Additionally, the deglobalization trends that were already underway before the pandemic erupted are likely to accelerate during the ongoing crisis. As countries increasingly focus on health concerns, national security and other domestic issues, globalization is at risk of being further cast aside. Intensifying trade tensions between the United States and China are a prominent concern but are also just one example among many other decaying trade relations around the world. Structural shifts toward domestic production and regional supply chains would have major implications for the global economy and financial markets.

From an investment standpoint, we are modelling two phases to the global crisis.
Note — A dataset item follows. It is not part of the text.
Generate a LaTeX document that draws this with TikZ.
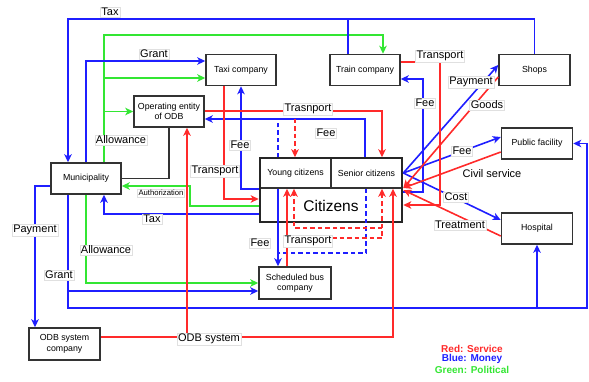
\documentclass[tikz,border=0pt]{standalone}
\usepackage{fontspec}
\setmainfont{Liberation Sans}
\usetikzlibrary{arrows.meta,positioning}
\definecolor{svcred}{HTML}{FF2A2A}
\definecolor{monblue}{HTML}{1F1FFF}
\definecolor{polgreen}{HTML}{33E633}

\begin{document}
\begin{tikzpicture}[
    x=1pt, y=-1pt,
    >={Stealth[length=8pt,width=7.5pt,inset=2.2pt]},
    box/.style={rectangle, draw=black!80, line width=1.5pt, fill=white, minimum width=70pt, minimum height=31pt, inner sep=1pt, align=center, font=\fontsize{8.8}{10.5}\selectfont},
    lbl/.style={fill=white, draw=black!12, line width=0.4pt, inner sep=1.2pt, font=\fontsize{11}{12}\selectfont},
    legend/.style={inner sep=0.5pt, font=\fontsize{10}{11}\selectfont\bfseries},
    service/.style={->, svcred, line width=1.6pt},
    money/.style={->, monblue, line width=1.6pt},
    political/.style={->, polgreen, line width=1.6pt},
    dash2/.style={dash pattern=on 4.5pt off 3pt}
]
\useasboundingbox (0,0) rectangle (589,381);

% actors
\node[box] (taxi) at (241,70) {Taxi company};
\node[box] (train) at (365,70) {Train company};
\node[box, minimum width=71pt] (shops) at (534.5,70) {Shops};
\node[box] (odb) at (169,111.5) {Operating entity\\of ODB};
\node[box] (muni) at (86,178.5) {Municipality};
\node[box, minimum width=71pt] (pub) at (537,143.5) {Public facility};
\node[box, minimum width=71pt] (hosp) at (537,228.5) {Hospital};
\node[box, minimum width=72pt, minimum height=32pt] (bus) at (295,283) {Scheduled bus\\company};
\node[box, minimum width=71pt, minimum height=32pt] (odbsys) at (64.5,344) {ODB system\\company};

% citizens
\node[box, minimum width=71pt, minimum height=30pt] (young) at (295.5,173) {Young citizens};
\node[box, minimum width=71pt, minimum height=30pt] (senior) at (366.5,173) {Senior citizens};
\node[rectangle, draw=black!85, line width=2.6pt, minimum width=142pt, minimum height=64pt] (cit) at (331,190) {};
\node[font=\fontsize{15.5}{17}\selectfont] (cittxt) at (331,205.5) {Citizens};

% political
\draw[political] (muni.north -| 104,0) |- (383,35) -- (train.north -| 383,0);
\draw[political] (104,78) -- (taxi.west |- 0,78);
\draw[political] (104,111.5) -- (odb.west);
\draw[political] (cit.west |- 0,206) -| (190,186) -- (muni.east |- 0,186);
\draw[political] (muni.south) |- (bus.west |- 0,283);

% money
\draw[money] (shops.north) |- (68,19) -- (muni.north -| 68,0);
\draw[money, -] (train.north -| 348,0) -- (348,19);
\draw[money] (muni.north) |- (taxi.west |- 0,61);
\draw[money] (cit.west |- 0,189) -| (taxi.south);
\draw[money] (senior.north -| 365,0) |- (odb.east |- 0,119);
\draw[money, -, dash2] (young.north -| 278,0) -- (278,119);
\draw[money] (young.south -| 278,0) -- (bus.north -| 278,0);
\draw[money, -, dash2] (senior.south -| 366,0) |- (278,253);
\draw[money] (cit.east |- 0,192) -- (423,192) |- (train.east |- 0,79);
\draw[money] (cit.east |- 0,173) -- (shops.west |- 0,65);
\draw[money] (cit.east |- 0,173) -- (pub.west |- 0,137);
\draw[money] (cit.east |- 0,173) -- (hosp.west |- 0,220);
\draw[money] (cit.west |- 0,214) -| (muni.south -| 104,0);
\draw[money] (muni.west |- 0,186) -| (odbsys.north -| 35,0);
\draw[money] (muni.south -| 68,0) |- (bus.west |- 0,291);
\draw[money] (muni.south -| 68,0) |- (587,308) |- (pub.east);
\coordinate (hospfoot) at (hosp.south |- 0,308);
\draw[money] (hospfoot) -- (hosp.south);

% service
\draw[service] (taxi.south -| 224,0) |- (cit.west |- 0,199);
\draw[service] (odb.east |- 0,111) -| (senior.north -| 382,0);
\draw[service, dash2] (295,111) -- (young.north -| 295,0);
\draw[service] (train.east |- 0,62) -| (440,205) -- (cit.east |- 0,205);
\draw[service] (shops.west |- 0,77) -- (cit.east |- 0,188);
\draw[service] (pub.west |- 0,152) -- (cit.east |- 0,188);
\draw[service] (hosp.west |- 0,236) -- (cit.east |- 0,190);
\draw[service] (bus.north -| 287,0) -- (young.south -| 287,0);
\draw[service, dash2] (287,238) -| (senior.south -| 382,0);
\draw[service, dash2] (382,228) -| (young.south -| 294,0);
\draw[service] (odbsys.east |- 0,337) -| (senior.south -| 393,0);
\draw[service] (187,337) -- (odb.south -| 187,0);

% management link
\draw[black!80, line width=1.5pt] (odb.south) |- (muni.east);

% flow labels
\node[lbl] (ltax) at (110,12) {Tax};
\node[lbl] (lgrant) at (154,54) {Grant};
\node[lbl] (lallow) at (121,140) {Allowance};
\node[lbl] (lfeetaxi) at (240,145) {Fee};
\node[lbl] (ltrtaxi) at (215,171) {Transport};
\node[lbl] (ltrodb) at (308,109) {Trasnport};
\node[lbl] (lfeeodb) at (326,133) {Fee};
\node[lbl] (ltrtrain) at (440,56) {Transport};
\node[lbl] (lfeetrain) at (425,103) {Fee};
\node[lbl] (lpay) at (471,82) {Payment};
\node[lbl] (lgoods) at (487,105) {Goods};
\node[lbl] (lfeepub) at (462,151) {Fee};
\node[lbl, draw=none, fill=none] (lcivil) at (492,174) {Civil service};
\node[lbl] (lcost) at (456,197) {Cost};
\node[lbl] (ltreat) at (460,225) {Treatment};
\node[lbl, font=\fontsize{7.7}{9}\selectfont] (lauth) at (161,193) {Authorization};
\node[lbl] (ltaxcit) at (152,219) {Tax};
\node[lbl] (lpayodb) at (35,230) {Payment};
\node[lbl] (lallowbus) at (106,250) {Allowance};
\node[lbl] (lgrantbus) at (59,275) {Grant};
\node[lbl] (lfeebus) at (260,243) {Fee};
\node[lbl] (ltrbus) at (308,241) {Transport};
\node[lbl] (lodbsys) at (209,339) {ODB system};

% legend
\node[legend, text=svcred] (legsvc) at (472,349) {Red: Service};
\node[legend, text=monblue, below=0.6pt of legsvc] (legmon) {Blue: Money};
\node[legend, text=polgreen, below=0.6pt of legmon] (legpol) {Green: Political};
\end{tikzpicture}
\end{document}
Financial markets currently remain in the first phase, which is characterized by a prolonged period of elevated risks and uncertainty, with the potential for additional market shocks that could last for multiple quarters. In the second phase, we expect an eventual recovery to gradually take hold, shortly preceded by periods of distorted asset prices and compelling investment opportunities.

Similar to the playbook we used heading into and eventually out of the global financial crisis in 2008/2009, we are taking a two-staged investment approach. In phase one, we are maintaining a largely defensive stance that focuses on higher allocations to safe haven assets, lower duration exposures in select emerging markets, broad risk-reductions and optimized liquidity. In phase two, we anticipate pursuing undervalued risk assets, with a particular focus on distressed valuations in higher duration local-currency sovereign bonds, emerging market currencies, and various credit sectors.

Overall, we remain confident that these types of phase two investment opportunities will ultimately arise, but we also recognize that the pandemic may persist for multiple quarters, potentially pushing out the timeline for when certain investment opportunities may become suitable. We expect multiple stages of relief rallies and corrections in financial markets before a sustainable recovery eventually takes hold many months from now. Until that point, we are focusing on select areas of value in the phase one environment, including a select set of emerging markets as well as developed market safe havens.

There is still profound uncertainty over the full economic ramifications of the pandemic and how long it will last. Nonetheless, we continue to glean new information and new insights amid the evolving crisis, as we monitor the global economy on a country-by-country basis to uncover the next opportunities that will arise in the post-pandemic world. We will ultimately get to the other side of this crisis.